§ **SET PROBLEM**
Your task is to print all of the data word for word.

** Begin DATA EXCERPT **

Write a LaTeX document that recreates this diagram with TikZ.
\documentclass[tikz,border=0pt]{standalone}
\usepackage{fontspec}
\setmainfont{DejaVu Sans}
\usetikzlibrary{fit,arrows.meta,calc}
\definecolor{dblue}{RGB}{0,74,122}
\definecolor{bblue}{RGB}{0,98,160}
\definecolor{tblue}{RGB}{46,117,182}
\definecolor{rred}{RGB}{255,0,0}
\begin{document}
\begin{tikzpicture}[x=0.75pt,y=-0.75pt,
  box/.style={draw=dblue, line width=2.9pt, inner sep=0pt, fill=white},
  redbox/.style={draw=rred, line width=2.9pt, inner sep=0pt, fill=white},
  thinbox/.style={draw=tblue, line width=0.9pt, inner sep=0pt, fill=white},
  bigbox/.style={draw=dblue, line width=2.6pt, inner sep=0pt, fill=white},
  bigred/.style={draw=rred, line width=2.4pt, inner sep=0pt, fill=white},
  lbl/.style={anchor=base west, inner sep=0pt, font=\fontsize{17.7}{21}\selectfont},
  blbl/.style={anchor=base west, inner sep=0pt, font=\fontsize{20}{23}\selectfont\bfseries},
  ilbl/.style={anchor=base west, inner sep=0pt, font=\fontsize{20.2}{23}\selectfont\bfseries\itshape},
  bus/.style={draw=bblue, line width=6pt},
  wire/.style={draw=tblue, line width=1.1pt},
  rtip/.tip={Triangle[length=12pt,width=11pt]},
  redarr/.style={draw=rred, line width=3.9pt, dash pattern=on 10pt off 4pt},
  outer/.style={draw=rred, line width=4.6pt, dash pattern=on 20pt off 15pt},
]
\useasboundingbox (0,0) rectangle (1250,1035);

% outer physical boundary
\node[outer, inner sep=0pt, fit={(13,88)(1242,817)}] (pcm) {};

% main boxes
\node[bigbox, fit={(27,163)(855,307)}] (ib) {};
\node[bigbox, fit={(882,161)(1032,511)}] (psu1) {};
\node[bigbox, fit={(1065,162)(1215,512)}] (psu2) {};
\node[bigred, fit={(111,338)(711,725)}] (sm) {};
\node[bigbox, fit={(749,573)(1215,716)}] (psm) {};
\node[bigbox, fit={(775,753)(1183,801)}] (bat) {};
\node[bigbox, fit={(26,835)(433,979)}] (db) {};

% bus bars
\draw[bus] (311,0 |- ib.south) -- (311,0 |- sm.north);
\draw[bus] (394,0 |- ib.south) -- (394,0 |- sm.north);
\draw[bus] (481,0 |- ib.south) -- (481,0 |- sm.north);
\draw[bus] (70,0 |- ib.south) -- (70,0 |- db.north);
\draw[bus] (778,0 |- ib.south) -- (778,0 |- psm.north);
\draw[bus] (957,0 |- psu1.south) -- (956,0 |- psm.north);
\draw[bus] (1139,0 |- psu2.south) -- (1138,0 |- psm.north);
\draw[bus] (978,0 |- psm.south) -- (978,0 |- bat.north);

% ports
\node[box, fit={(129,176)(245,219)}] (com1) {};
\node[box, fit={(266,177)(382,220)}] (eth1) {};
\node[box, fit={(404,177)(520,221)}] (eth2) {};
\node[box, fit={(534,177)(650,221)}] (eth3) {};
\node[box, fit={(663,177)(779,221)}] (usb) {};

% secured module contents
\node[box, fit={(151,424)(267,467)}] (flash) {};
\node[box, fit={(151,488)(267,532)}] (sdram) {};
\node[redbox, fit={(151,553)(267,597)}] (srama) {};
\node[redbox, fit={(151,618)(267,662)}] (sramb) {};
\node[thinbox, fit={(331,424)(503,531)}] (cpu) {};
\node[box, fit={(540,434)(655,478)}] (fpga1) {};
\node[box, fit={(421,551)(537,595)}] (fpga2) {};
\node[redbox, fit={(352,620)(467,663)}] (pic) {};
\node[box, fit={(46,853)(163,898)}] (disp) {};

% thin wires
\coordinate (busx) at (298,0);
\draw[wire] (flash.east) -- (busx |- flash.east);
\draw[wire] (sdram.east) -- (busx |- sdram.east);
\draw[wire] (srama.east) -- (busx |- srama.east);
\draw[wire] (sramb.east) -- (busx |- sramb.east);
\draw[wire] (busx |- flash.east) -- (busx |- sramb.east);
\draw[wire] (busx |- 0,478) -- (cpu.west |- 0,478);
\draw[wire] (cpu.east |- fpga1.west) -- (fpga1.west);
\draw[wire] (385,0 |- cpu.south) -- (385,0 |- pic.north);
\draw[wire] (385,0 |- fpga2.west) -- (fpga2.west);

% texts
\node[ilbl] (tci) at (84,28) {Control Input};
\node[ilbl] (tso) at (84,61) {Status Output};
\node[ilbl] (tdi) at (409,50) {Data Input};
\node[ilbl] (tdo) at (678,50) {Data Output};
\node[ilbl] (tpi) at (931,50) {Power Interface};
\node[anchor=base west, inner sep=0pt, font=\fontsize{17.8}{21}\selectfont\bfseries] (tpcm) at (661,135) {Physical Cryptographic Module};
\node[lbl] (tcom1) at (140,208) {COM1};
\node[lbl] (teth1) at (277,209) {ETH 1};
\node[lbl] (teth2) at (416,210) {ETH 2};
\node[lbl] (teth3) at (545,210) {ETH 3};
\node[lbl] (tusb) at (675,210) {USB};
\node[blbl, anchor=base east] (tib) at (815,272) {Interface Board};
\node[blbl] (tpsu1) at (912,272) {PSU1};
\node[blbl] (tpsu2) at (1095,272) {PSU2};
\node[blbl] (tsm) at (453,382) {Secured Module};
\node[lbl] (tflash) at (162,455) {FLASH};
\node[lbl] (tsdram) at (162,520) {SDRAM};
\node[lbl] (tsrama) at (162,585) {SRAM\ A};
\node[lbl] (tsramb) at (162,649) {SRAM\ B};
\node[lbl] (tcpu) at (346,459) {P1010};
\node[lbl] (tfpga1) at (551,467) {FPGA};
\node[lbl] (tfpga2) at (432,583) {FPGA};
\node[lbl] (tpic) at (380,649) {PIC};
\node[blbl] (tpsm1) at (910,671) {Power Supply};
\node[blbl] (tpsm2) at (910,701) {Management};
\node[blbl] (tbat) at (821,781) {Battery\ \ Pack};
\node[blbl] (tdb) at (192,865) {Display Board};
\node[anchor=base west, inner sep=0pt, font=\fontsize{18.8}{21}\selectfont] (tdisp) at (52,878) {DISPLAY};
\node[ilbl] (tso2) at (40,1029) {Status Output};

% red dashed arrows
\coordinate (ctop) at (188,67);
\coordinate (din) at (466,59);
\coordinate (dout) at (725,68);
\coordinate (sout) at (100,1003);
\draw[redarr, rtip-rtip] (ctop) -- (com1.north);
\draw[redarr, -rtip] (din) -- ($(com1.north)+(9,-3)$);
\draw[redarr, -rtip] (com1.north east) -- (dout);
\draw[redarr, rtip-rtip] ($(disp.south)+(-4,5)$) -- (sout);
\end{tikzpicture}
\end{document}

** End DATA EXCERPT **

§ **RESULT**
Write a LaTeX document that recreates this diagram with TikZ.
\documentclass[tikz,border=0pt]{standalone}
\usepackage{fontspec}
\setmainfont{DejaVu Sans}
\usetikzlibrary{fit,arrows.meta,calc}
\definecolor{dblue}{RGB}{0,74,122}
\definecolor{bblue}{RGB}{0,98,160}
\definecolor{tblue}{RGB}{46,117,182}
\definecolor{rred}{RGB}{255,0,0}
\begin{document}
\begin{tikzpicture}[x=0.75pt,y=-0.75pt,
  box/.style={draw=dblue, line width=2.9pt, inner sep=0pt, fill=white},
  redbox/.style={draw=rred, line width=2.9pt, inner sep=0pt, fill=white},
  thinbox/.style={draw=tblue, line width=0.9pt, inner sep=0pt, fill=white},
  bigbox/.style={draw=dblue, line width=2.6pt, inner sep=0pt, fill=white},
  bigred/.style={draw=rred, line width=2.4pt, inner sep=0pt, fill=white},
  lbl/.style={anchor=base west, inner sep=0pt, font=\fontsize{17.7}{21}\selectfont},
  blbl/.style={anchor=base west, inner sep=0pt, font=\fontsize{20}{23}\selectfont\bfseries},
  ilbl/.style={anchor=base west, inner sep=0pt, font=\fontsize{20.2}{23}\selectfont\bfseries\itshape},
  bus/.style={draw=bblue, line width=6pt},
  wire/.style={draw=tblue, line width=1.1pt},
  rtip/.tip={Triangle[length=12pt,width=11pt]},
  redarr/.style={draw=rred, line width=3.9pt, dash pattern=on 10pt off 4pt},
  outer/.style={draw=rred, line width=4.6pt, dash pattern=on 20pt off 15pt},
]
\useasboundingbox (0,0) rectangle (1250,1035);

% outer physical boundary
\node[outer, inner sep=0pt, fit={(13,88)(1242,817)}] (pcm) {};

% main boxes
\node[bigbox, fit={(27,163)(855,307)}] (ib) {};
\node[bigbox, fit={(882,161)(1032,511)}] (psu1) {};
\node[bigbox, fit={(1065,162)(1215,512)}] (psu2) {};
\node[bigred, fit={(111,338)(711,725)}] (sm) {};
\node[bigbox, fit={(749,573)(1215,716)}] (psm) {};
\node[bigbox, fit={(775,753)(1183,801)}] (bat) {};
\node[bigbox, fit={(26,835)(433,979)}] (db) {};

% bus bars
\draw[bus] (311,0 |- ib.south) -- (311,0 |- sm.north);
\draw[bus] (394,0 |- ib.south) -- (394,0 |- sm.north);
\draw[bus] (481,0 |- ib.south) -- (481,0 |- sm.north);
\draw[bus] (70,0 |- ib.south) -- (70,0 |- db.north);
\draw[bus] (778,0 |- ib.south) -- (778,0 |- psm.north);
\draw[bus] (957,0 |- psu1.south) -- (956,0 |- psm.north);
\draw[bus] (1139,0 |- psu2.south) -- (1138,0 |- psm.north);
\draw[bus] (978,0 |- psm.south) -- (978,0 |- bat.north);

% ports
\node[box, fit={(129,176)(245,219)}] (com1) {};
\node[box, fit={(266,177)(382,220)}] (eth1) {};
\node[box, fit={(404,177)(520,221)}] (eth2) {};
\node[box, fit={(534,177)(650,221)}] (eth3) {};
\node[box, fit={(663,177)(779,221)}] (usb) {};

% secured module contents
\node[box, fit={(151,424)(267,467)}] (flash) {};
\node[box, fit={(151,488)(267,532)}] (sdram) {};
\node[redbox, fit={(151,553)(267,597)}] (srama) {};
\node[redbox, fit={(151,618)(267,662)}] (sramb) {};
\node[thinbox, fit={(331,424)(503,531)}] (cpu) {};
\node[box, fit={(540,434)(655,478)}] (fpga1) {};
\node[box, fit={(421,551)(537,595)}] (fpga2) {};
\node[redbox, fit={(352,620)(467,663)}] (pic) {};
\node[box, fit={(46,853)(163,898)}] (disp) {};

% thin wires
\coordinate (busx) at (298,0);
\draw[wire] (flash.east) -- (busx |- flash.east);
\draw[wire] (sdram.east) -- (busx |- sdram.east);
\draw[wire] (srama.east) -- (busx |- srama.east);
\draw[wire] (sramb.east) -- (busx |- sramb.east);
\draw[wire] (busx |- flash.east) -- (busx |- sramb.east);
\draw[wire] (busx |- 0,478) -- (cpu.west |- 0,478);
\draw[wire] (cpu.east |- fpga1.west) -- (fpga1.west);
\draw[wire] (385,0 |- cpu.south) -- (385,0 |- pic.north);
\draw[wire] (385,0 |- fpga2.west) -- (fpga2.west);

% texts
\node[ilbl] (tci) at (84,28) {Control Input};
\node[ilbl] (tso) at (84,61) {Status Output};
\node[ilbl] (tdi) at (409,50) {Data Input};
\node[ilbl] (tdo) at (678,50) {Data Output};
\node[ilbl] (tpi) at (931,50) {Power Interface};
\node[anchor=base west, inner sep=0pt, font=\fontsize{17.8}{21}\selectfont\bfseries] (tpcm) at (661,135) {Physical Cryptographic Module};
\node[lbl] (tcom1) at (140,208) {COM1};
\node[lbl] (teth1) at (277,209) {ETH 1};
\node[lbl] (teth2) at (416,210) {ETH 2};
\node[lbl] (teth3) at (545,210) {ETH 3};
\node[lbl] (tusb) at (675,210) {USB};
\node[blbl, anchor=base east] (tib) at (815,272) {Interface Board};
\node[blbl] (tpsu1) at (912,272) {PSU1};
\node[blbl] (tpsu2) at (1095,272) {PSU2};
\node[blbl] (tsm) at (453,382) {Secured Module};
\node[lbl] (tflash) at (162,455) {FLASH};
\node[lbl] (tsdram) at (162,520) {SDRAM};
\node[lbl] (tsrama) at (162,585) {SRAM\ A};
\node[lbl] (tsramb) at (162,649) {SRAM\ B};
\node[lbl] (tcpu) at (346,459) {P1010};
\node[lbl] (tfpga1) at (551,467) {FPGA};
\node[lbl] (tfpga2) at (432,583) {FPGA};
\node[lbl] (tpic) at (380,649) {PIC};
\node[blbl] (tpsm1) at (910,671) {Power Supply};
\node[blbl] (tpsm2) at (910,701) {Management};
\node[blbl] (tbat) at (821,781) {Battery\ \ Pack};
\node[blbl] (tdb) at (192,865) {Display Board};
\node[anchor=base west, inner sep=0pt, font=\fontsize{18.8}{21}\selectfont] (tdisp) at (52,878) {DISPLAY};
\node[ilbl] (tso2) at (40,1029) {Status Output};

% red dashed arrows
\coordinate (ctop) at (188,67);
\coordinate (din) at (466,59);
\coordinate (dout) at (725,68);
\coordinate (sout) at (100,1003);
\draw[redarr, rtip-rtip] (ctop) -- (com1.north);
\draw[redarr, -rtip] (din) -- ($(com1.north)+(9,-3)$);
\draw[redarr, -rtip] (com1.north east) -- (dout);
\draw[redarr, rtip-rtip] ($(disp.south)+(-4,5)$) -- (sout);
\end{tikzpicture}
\end{document}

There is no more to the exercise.